A couple issues arose:

1) I noticed that the rescaled rasters for my x and y coordinates (UTM Eastings and Northings) don't look right.

2) When I ran the second trial (16 predictors plus Easting and Northing), I only get 14 (instead of 18) layers in the SpatRaster produced through transRasts <- gdm.transform(model=gdmRastMod, data=envRast). There was a warning about saving the transRasts data object, but no errors.

Warning message:
[writeStart] Estimated disk space needed without compression: 153GB. Available: 119 GB.

I've attached exports showing the rescaled rasters (incl. the seemingly erroneous plots for easting and northing).

Any thoughts? thanks


3 predictors plus geography

Rescaled rasters_25march2024


16 predictors plus geography

transformed rasters_28march2024

rvalavi commented 7 months ago

Hi @Basquill Thanks for reporting the issues.

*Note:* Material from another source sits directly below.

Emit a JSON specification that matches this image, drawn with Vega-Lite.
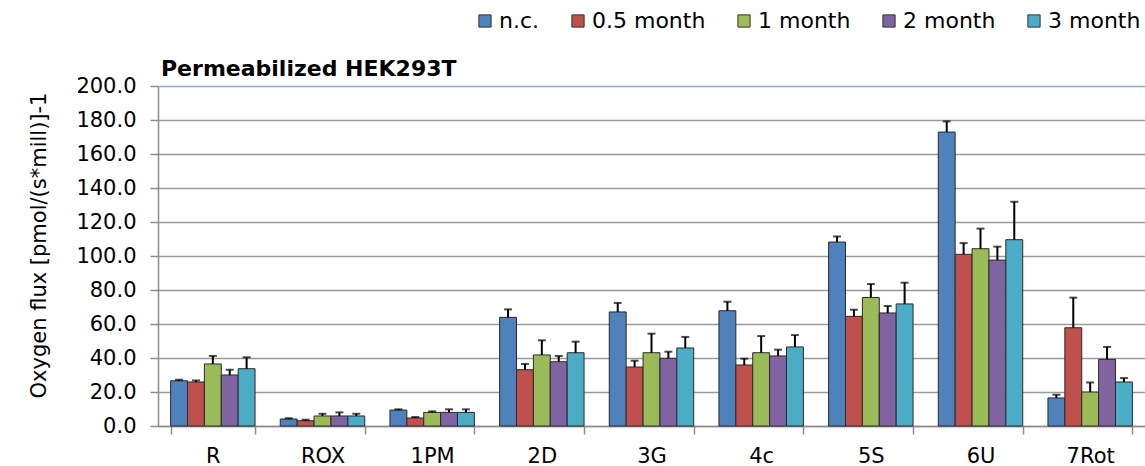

1) The terra package handles very large rasters by saving them on disk chunk by chunk. It selects a temp location from your computer typically in drive C:\. It seems your drive C didn't have enough capacity which could have caused the issue. Could you try it once more but with the filename argument pointing to another drive with enough space? Check the help file for this argument. E.g.:

transRasts <- gdm.transform(model=gdmRastMod, data=envRast, filename="D:/somefolder/dgm_transform_layers.tif")

2) It is reasonable to get fewer transformed variables as output. Essentially, the gdm.transform will discard any covariate with a spline coefficient of 0, because it will be just a raster with 0 values for all pixels.

Please let me know if the issue with the weird raster values still persists.

Basquill commented 6 months ago

Hi @rvalavi . I'm setting this up to run on a high performance computing cluster. Will let you know how it goes.

rvalavi commented 6 months ago

Any luck? @Basquill

Basquill commented 5 months ago

Apologies for the delay @rvalavi . I did run this successfully on my laptop (1 time). After freeing up disk space (for memory caching), it took 5.5 hours. There weren't any apparent errors. I still want to try running it on an HPC. My HPC account had to be re-initiated and there were some other delays sending job scripts. Hope to get back to that soon. Will let you know how it goes. Thanks for checking in

rvalavi commented 5 months ago

All good! I’m glad that it worked, @Basquill! If the output maps look fine, you can close this issue.